Stored data entries:

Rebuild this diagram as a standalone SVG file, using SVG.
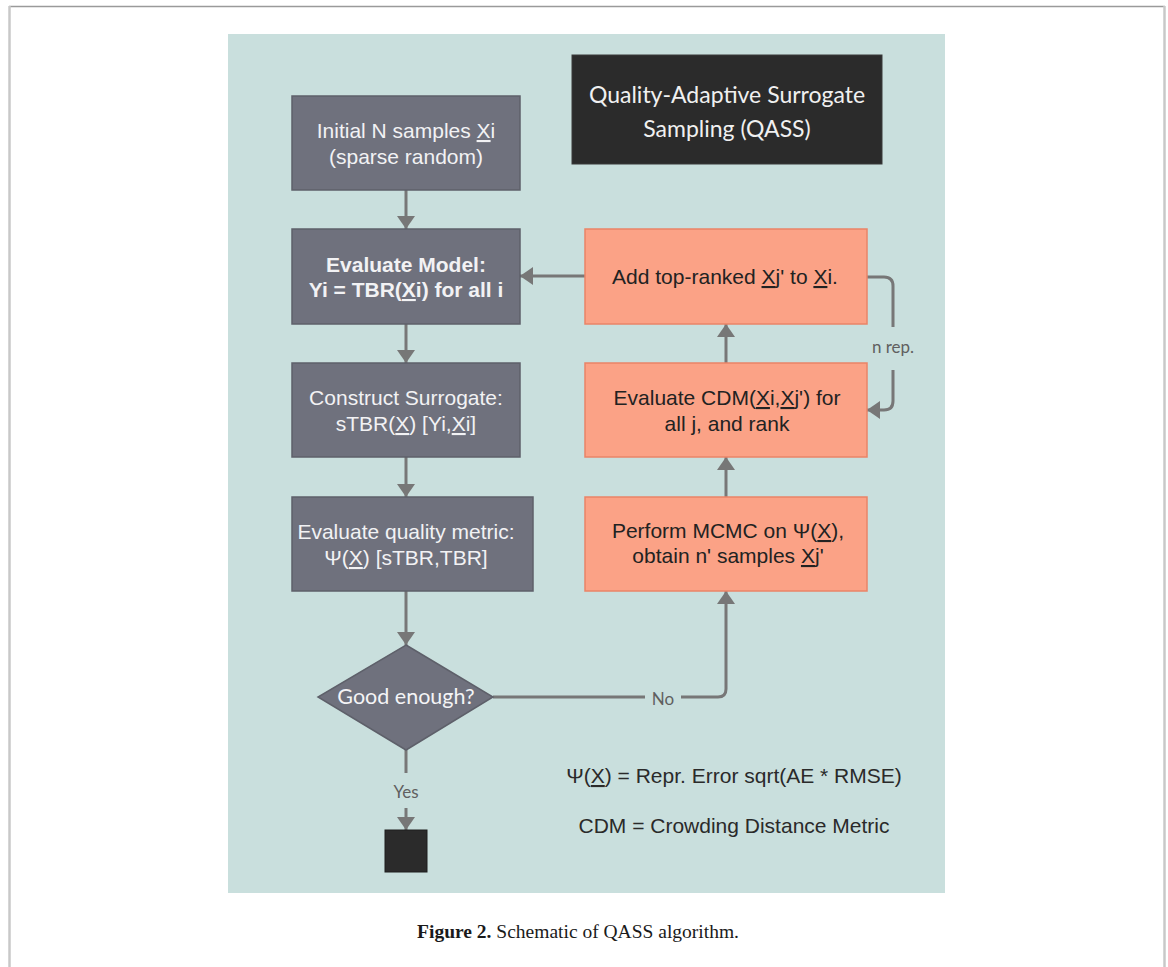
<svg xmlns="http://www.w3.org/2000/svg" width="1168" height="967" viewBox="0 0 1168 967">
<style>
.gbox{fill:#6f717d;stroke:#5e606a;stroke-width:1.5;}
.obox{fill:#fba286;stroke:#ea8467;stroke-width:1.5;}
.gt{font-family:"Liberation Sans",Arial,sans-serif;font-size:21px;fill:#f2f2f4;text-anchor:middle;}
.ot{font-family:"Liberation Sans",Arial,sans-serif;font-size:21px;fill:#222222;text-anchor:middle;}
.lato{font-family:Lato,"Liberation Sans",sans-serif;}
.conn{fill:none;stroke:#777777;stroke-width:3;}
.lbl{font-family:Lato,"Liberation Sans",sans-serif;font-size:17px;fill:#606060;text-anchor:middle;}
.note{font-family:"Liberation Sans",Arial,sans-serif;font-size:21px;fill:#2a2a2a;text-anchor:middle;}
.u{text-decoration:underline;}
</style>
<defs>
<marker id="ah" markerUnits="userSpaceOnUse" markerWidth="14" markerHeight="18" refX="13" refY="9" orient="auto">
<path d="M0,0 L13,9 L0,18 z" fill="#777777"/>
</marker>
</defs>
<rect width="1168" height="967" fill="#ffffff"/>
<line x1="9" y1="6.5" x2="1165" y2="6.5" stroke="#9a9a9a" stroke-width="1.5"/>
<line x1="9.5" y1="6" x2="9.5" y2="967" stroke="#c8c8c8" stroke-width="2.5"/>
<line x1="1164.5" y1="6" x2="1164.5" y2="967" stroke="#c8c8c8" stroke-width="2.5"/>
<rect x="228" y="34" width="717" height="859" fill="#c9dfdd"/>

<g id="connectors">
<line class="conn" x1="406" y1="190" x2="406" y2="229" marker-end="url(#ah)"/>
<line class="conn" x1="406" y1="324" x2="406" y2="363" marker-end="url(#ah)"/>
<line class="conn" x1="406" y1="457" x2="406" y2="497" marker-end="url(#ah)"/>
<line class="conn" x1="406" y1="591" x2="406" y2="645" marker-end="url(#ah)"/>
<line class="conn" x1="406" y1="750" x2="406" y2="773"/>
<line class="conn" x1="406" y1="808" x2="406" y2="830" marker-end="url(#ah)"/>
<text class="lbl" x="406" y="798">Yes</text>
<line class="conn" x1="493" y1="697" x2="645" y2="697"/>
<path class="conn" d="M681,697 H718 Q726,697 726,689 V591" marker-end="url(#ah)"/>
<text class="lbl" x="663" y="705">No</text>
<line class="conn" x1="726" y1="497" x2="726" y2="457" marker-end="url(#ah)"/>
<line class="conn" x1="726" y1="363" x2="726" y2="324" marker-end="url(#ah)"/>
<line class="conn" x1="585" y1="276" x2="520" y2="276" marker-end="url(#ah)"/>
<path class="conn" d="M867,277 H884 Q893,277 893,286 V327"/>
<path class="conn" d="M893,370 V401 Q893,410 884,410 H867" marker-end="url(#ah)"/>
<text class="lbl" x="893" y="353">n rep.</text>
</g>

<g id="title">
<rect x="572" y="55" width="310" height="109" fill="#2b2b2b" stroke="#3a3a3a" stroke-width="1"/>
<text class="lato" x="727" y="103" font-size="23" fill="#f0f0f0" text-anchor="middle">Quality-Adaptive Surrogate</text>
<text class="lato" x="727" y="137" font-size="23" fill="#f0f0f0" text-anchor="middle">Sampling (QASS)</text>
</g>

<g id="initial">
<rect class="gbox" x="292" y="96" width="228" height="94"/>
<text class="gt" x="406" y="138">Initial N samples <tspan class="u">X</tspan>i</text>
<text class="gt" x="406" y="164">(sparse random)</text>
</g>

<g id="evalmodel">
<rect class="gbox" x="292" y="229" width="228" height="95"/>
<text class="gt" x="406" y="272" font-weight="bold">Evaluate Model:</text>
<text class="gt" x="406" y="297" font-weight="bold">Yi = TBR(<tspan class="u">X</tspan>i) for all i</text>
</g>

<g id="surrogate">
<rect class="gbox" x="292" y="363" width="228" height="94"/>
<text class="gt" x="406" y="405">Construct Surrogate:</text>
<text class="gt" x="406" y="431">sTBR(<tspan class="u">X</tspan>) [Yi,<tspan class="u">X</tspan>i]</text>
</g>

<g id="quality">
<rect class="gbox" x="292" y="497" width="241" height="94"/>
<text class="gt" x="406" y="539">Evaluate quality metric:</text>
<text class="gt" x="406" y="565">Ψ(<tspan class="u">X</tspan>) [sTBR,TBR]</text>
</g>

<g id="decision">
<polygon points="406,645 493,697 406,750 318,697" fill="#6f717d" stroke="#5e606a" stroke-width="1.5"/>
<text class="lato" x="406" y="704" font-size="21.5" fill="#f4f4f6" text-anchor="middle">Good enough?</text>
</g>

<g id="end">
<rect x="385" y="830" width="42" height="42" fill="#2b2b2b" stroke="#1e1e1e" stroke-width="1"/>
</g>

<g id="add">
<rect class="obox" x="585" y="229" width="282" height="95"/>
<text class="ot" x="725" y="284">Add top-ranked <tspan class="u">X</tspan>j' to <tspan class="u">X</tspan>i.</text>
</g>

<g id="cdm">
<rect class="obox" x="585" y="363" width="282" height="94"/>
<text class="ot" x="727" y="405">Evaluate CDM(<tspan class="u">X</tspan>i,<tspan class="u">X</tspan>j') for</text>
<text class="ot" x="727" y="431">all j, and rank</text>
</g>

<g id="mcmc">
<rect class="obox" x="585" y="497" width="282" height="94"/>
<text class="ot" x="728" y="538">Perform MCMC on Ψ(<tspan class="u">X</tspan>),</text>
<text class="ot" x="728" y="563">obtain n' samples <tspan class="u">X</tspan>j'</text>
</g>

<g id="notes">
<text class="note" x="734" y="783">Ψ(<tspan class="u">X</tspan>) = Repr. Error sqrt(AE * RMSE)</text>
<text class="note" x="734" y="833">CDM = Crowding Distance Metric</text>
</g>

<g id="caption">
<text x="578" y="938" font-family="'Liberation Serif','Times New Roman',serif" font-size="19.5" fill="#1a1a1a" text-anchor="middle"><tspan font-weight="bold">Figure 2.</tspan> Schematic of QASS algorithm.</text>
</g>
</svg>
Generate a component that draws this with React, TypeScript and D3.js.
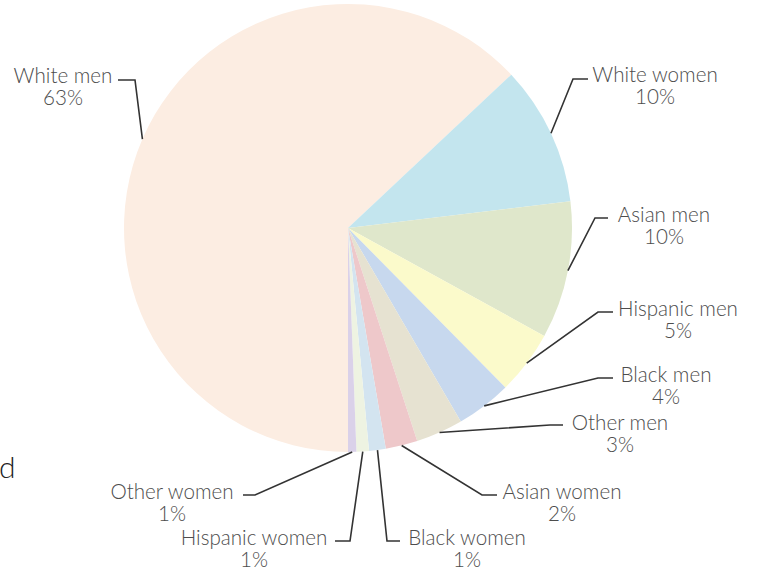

**Task details**
Reproduce the records, all of them, word for word; omit the pictures.

**Result below**
Rebuild this diagram as a standalone SVG file, using SVG.
<svg xmlns="http://www.w3.org/2000/svg" width="1168" height="967" viewBox="0 0 1168 967">
<style>
.gbox{fill:#6f717d;stroke:#5e606a;stroke-width:1.5;}
.obox{fill:#fba286;stroke:#ea8467;stroke-width:1.5;}
.gt{font-family:"Liberation Sans",Arial,sans-serif;font-size:21px;fill:#f2f2f4;text-anchor:middle;}
.ot{font-family:"Liberation Sans",Arial,sans-serif;font-size:21px;fill:#222222;text-anchor:middle;}
.lato{font-family:Lato,"Liberation Sans",sans-serif;}
.conn{fill:none;stroke:#777777;stroke-width:3;}
.lbl{font-family:Lato,"Liberation Sans",sans-serif;font-size:17px;fill:#606060;text-anchor:middle;}
.note{font-family:"Liberation Sans",Arial,sans-serif;font-size:21px;fill:#2a2a2a;text-anchor:middle;}
.u{text-decoration:underline;}
</style>
<defs>
<marker id="ah" markerUnits="userSpaceOnUse" markerWidth="14" markerHeight="18" refX="13" refY="9" orient="auto">
<path d="M0,0 L13,9 L0,18 z" fill="#777777"/>
</marker>
</defs>
<rect width="1168" height="967" fill="#ffffff"/>
<line x1="9" y1="6.5" x2="1165" y2="6.5" stroke="#9a9a9a" stroke-width="1.5"/>
<line x1="9.5" y1="6" x2="9.5" y2="967" stroke="#c8c8c8" stroke-width="2.5"/>
<line x1="1164.5" y1="6" x2="1164.5" y2="967" stroke="#c8c8c8" stroke-width="2.5"/>
<rect x="228" y="34" width="717" height="859" fill="#c9dfdd"/>

<g id="connectors">
<line class="conn" x1="406" y1="190" x2="406" y2="229" marker-end="url(#ah)"/>
<line class="conn" x1="406" y1="324" x2="406" y2="363" marker-end="url(#ah)"/>
<line class="conn" x1="406" y1="457" x2="406" y2="497" marker-end="url(#ah)"/>
<line class="conn" x1="406" y1="591" x2="406" y2="645" marker-end="url(#ah)"/>
<line class="conn" x1="406" y1="750" x2="406" y2="773"/>
<line class="conn" x1="406" y1="808" x2="406" y2="830" marker-end="url(#ah)"/>
<text class="lbl" x="406" y="798">Yes</text>
<line class="conn" x1="493" y1="697" x2="645" y2="697"/>
<path class="conn" d="M681,697 H718 Q726,697 726,689 V591" marker-end="url(#ah)"/>
<text class="lbl" x="663" y="705">No</text>
<line class="conn" x1="726" y1="497" x2="726" y2="457" marker-end="url(#ah)"/>
<line class="conn" x1="726" y1="363" x2="726" y2="324" marker-end="url(#ah)"/>
<line class="conn" x1="585" y1="276" x2="520" y2="276" marker-end="url(#ah)"/>
<path class="conn" d="M867,277 H884 Q893,277 893,286 V327"/>
<path class="conn" d="M893,370 V401 Q893,410 884,410 H867" marker-end="url(#ah)"/>
<text class="lbl" x="893" y="353">n rep.</text>
</g>

<g id="title">
<rect x="572" y="55" width="310" height="109" fill="#2b2b2b" stroke="#3a3a3a" stroke-width="1"/>
<text class="lato" x="727" y="103" font-size="23" fill="#f0f0f0" text-anchor="middle">Quality-Adaptive Surrogate</text>
<text class="lato" x="727" y="137" font-size="23" fill="#f0f0f0" text-anchor="middle">Sampling (QASS)</text>
</g>

<g id="initial">
<rect class="gbox" x="292" y="96" width="228" height="94"/>
<text class="gt" x="406" y="138">Initial N samples <tspan class="u">X</tspan>i</text>
<text class="gt" x="406" y="164">(sparse random)</text>
</g>

<g id="evalmodel">
<rect class="gbox" x="292" y="229" width="228" height="95"/>
<text class="gt" x="406" y="272" font-weight="bold">Evaluate Model:</text>
<text class="gt" x="406" y="297" font-weight="bold">Yi = TBR(<tspan class="u">X</tspan>i) for all i</text>
</g>

<g id="surrogate">
<rect class="gbox" x="292" y="363" width="228" height="94"/>
<text class="gt" x="406" y="405">Construct Surrogate:</text>
<text class="gt" x="406" y="431">sTBR(<tspan class="u">X</tspan>) [Yi,<tspan class="u">X</tspan>i]</text>
</g>

<g id="quality">
<rect class="gbox" x="292" y="497" width="241" height="94"/>
<text class="gt" x="406" y="539">Evaluate quality metric:</text>
<text class="gt" x="406" y="565">Ψ(<tspan class="u">X</tspan>) [sTBR,TBR]</text>
</g>

<g id="decision">
<polygon points="406,645 493,697 406,750 318,697" fill="#6f717d" stroke="#5e606a" stroke-width="1.5"/>
<text class="lato" x="406" y="704" font-size="21.5" fill="#f4f4f6" text-anchor="middle">Good enough?</text>
</g>

<g id="end">
<rect x="385" y="830" width="42" height="42" fill="#2b2b2b" stroke="#1e1e1e" stroke-width="1"/>
</g>

<g id="add">
<rect class="obox" x="585" y="229" width="282" height="95"/>
<text class="ot" x="725" y="284">Add top-ranked <tspan class="u">X</tspan>j' to <tspan class="u">X</tspan>i.</text>
</g>

<g id="cdm">
<rect class="obox" x="585" y="363" width="282" height="94"/>
<text class="ot" x="727" y="405">Evaluate CDM(<tspan class="u">X</tspan>i,<tspan class="u">X</tspan>j') for</text>
<text class="ot" x="727" y="431">all j, and rank</text>
</g>

<g id="mcmc">
<rect class="obox" x="585" y="497" width="282" height="94"/>
<text class="ot" x="728" y="538">Perform MCMC on Ψ(<tspan class="u">X</tspan>),</text>
<text class="ot" x="728" y="563">obtain n' samples <tspan class="u">X</tspan>j'</text>
</g>

<g id="notes">
<text class="note" x="734" y="783">Ψ(<tspan class="u">X</tspan>) = Repr. Error sqrt(AE * RMSE)</text>
<text class="note" x="734" y="833">CDM = Crowding Distance Metric</text>
</g>

<g id="caption">
<text x="578" y="938" font-family="'Liberation Serif','Times New Roman',serif" font-size="19.5" fill="#1a1a1a" text-anchor="middle"><tspan font-weight="bold">Figure 2.</tspan> Schematic of QASS algorithm.</text>
</g>
</svg>
Generate a component that draws this with React, TypeScript and D3.js.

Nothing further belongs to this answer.